### DATASET EXCERPT

#####

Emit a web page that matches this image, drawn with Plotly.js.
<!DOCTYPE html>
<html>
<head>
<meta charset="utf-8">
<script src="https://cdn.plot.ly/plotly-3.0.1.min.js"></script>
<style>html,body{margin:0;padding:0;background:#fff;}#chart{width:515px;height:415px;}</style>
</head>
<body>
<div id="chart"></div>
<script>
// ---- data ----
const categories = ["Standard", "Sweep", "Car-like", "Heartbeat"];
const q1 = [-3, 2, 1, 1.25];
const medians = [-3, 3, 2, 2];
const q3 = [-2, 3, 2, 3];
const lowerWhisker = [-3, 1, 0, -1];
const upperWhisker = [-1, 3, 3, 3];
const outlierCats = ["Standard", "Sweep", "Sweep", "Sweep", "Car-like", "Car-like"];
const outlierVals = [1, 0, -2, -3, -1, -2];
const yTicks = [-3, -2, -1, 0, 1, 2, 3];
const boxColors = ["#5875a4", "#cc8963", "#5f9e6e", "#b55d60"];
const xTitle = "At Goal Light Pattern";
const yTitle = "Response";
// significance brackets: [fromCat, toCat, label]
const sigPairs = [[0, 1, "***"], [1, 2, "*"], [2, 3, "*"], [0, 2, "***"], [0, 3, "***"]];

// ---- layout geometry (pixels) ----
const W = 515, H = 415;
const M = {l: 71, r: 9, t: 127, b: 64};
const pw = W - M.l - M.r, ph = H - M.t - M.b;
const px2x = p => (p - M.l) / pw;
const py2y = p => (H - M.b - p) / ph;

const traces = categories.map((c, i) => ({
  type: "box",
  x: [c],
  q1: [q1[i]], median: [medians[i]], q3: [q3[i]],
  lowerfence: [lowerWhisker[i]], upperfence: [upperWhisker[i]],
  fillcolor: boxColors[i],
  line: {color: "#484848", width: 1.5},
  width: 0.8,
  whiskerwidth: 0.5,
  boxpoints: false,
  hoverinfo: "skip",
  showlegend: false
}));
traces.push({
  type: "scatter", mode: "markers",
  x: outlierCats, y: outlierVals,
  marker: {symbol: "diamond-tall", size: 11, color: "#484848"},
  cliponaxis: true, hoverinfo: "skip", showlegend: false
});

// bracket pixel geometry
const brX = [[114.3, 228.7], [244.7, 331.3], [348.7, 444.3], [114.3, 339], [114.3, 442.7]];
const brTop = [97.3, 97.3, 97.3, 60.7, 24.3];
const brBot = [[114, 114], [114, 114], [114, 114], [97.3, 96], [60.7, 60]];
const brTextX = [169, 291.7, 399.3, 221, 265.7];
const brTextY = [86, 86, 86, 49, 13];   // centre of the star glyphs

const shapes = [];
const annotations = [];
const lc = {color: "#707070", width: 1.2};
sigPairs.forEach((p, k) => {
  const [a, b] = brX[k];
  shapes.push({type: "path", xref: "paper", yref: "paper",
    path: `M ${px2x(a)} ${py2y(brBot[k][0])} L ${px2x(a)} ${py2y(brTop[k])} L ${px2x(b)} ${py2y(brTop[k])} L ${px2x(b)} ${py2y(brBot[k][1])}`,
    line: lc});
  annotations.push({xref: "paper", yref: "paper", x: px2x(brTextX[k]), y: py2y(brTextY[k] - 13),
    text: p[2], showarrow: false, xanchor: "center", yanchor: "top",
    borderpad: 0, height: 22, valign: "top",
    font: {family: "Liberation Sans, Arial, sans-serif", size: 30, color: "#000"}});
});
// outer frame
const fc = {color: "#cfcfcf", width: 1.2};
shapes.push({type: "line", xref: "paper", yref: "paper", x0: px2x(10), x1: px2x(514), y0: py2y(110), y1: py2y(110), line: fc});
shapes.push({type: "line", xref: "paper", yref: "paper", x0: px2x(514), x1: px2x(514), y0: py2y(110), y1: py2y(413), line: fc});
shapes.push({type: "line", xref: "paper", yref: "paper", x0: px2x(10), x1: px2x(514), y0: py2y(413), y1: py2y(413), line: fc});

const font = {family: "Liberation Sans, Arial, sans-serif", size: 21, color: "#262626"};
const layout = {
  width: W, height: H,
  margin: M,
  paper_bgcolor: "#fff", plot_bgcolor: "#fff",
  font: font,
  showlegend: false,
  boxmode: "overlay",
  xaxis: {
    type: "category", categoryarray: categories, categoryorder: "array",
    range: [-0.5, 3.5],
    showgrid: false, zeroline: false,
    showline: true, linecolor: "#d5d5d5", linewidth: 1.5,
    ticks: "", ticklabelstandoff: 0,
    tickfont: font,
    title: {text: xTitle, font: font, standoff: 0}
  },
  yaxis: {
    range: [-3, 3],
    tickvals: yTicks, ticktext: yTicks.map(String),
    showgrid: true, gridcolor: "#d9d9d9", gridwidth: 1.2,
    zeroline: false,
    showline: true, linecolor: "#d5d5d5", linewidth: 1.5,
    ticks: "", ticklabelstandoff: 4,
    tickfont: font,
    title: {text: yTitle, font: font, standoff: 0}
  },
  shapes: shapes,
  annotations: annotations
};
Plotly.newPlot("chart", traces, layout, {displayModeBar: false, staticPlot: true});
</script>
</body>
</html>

#####

### TASK DESCRIPTION
In the listing above, please print only the lines from the first one to the line where "const py2y = p => (H - M.b - p) / ph;" appears, exactly as written, both of those lines included.

### THE REPLY
Emit a web page that matches this image, drawn with Plotly.js.
<!DOCTYPE html>
<html>
<head>
<meta charset="utf-8">
<script src="https://cdn.plot.ly/plotly-3.0.1.min.js"></script>
<style>html,body{margin:0;padding:0;background:#fff;}#chart{width:515px;height:415px;}</style>
</head>
<body>
<div id="chart"></div>
<script>
// ---- data ----
const categories = ["Standard", "Sweep", "Car-like", "Heartbeat"];
const q1 = [-3, 2, 1, 1.25];
const medians = [-3, 3, 2, 2];
const q3 = [-2, 3, 2, 3];
const lowerWhisker = [-3, 1, 0, -1];
const upperWhisker = [-1, 3, 3, 3];
const outlierCats = ["Standard", "Sweep", "Sweep", "Sweep", "Car-like", "Car-like"];
const outlierVals = [1, 0, -2, -3, -1, -2];
const yTicks = [-3, -2, -1, 0, 1, 2, 3];
const boxColors = ["#5875a4", "#cc8963", "#5f9e6e", "#b55d60"];
const xTitle = "At Goal Light Pattern";
const yTitle = "Response";
// significance brackets: [fromCat, toCat, label]
const sigPairs = [[0, 1, "***"], [1, 2, "*"], [2, 3, "*"], [0, 2, "***"], [0, 3, "***"]];

// ---- layout geometry (pixels) ----
const W = 515, H = 415;
const M = {l: 71, r: 9, t: 127, b: 64};
const pw = W - M.l - M.r, ph = H - M.t - M.b;
const px2x = p => (p - M.l) / pw;
const py2y = p => (H - M.b - p) / ph;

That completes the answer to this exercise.